Jones shows off big arm

A hamstring injury kept Jones from throwing at the combine. And considering the quarterback's powerful arm might be his greatest asset as he tries to impress league coaches and scouts, a solid showing at Pro Day seemed to become all that more important.

But Jones — who guided the Buckeyes to a national title before being benched last season — played down that notion.

"The stakes are always going to be high," he said.

In any case, Jones looked sharp, throwing a combination of deep balls and shorter passes to show he has the tools to be a complete quarterback.

"I thought I'd have a B . I missed a couple passes. Guys were running some great routes and I had an overthrow and a couple of drops," he said.

And while the "script was really taking shots downfield," Jones added he wanted to show touch with his passes, a criticism that's nipped at Jones over the course of the past two seasons.
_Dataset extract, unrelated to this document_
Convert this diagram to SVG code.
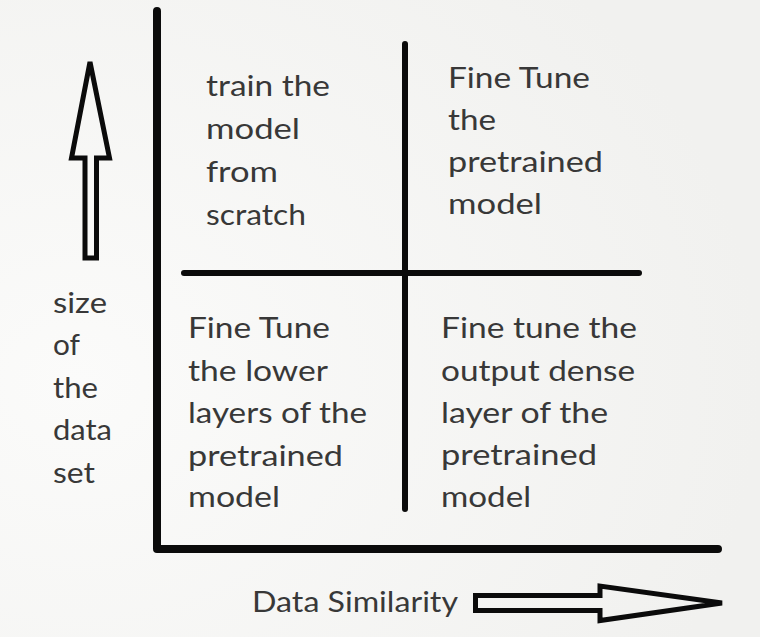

"That was one of my main focus points today," he said.

Thomas an option at No. 32?

Michael Thomas continues to establish himself as perhaps one of the best receivers in this year's draft class, reportedly running a sub-4.40 40-yard dash time after a 4.57 time at the combine.

Thomas, who was impressive in on-field drills Friday and in Indianapolis, is projected by some to be a first or second-round draft pick come April.

For the Browns -- who have the second and 32nd overall picks and are hoping to strengthen their receiving corps -- Thomas might be an intriguing option early in the second round, provided he's available.

"The Big Ten prepared me for the NFL, we won a national championship," Thomas said when asked if he was ready for the league. "I feel like it prepared me very well."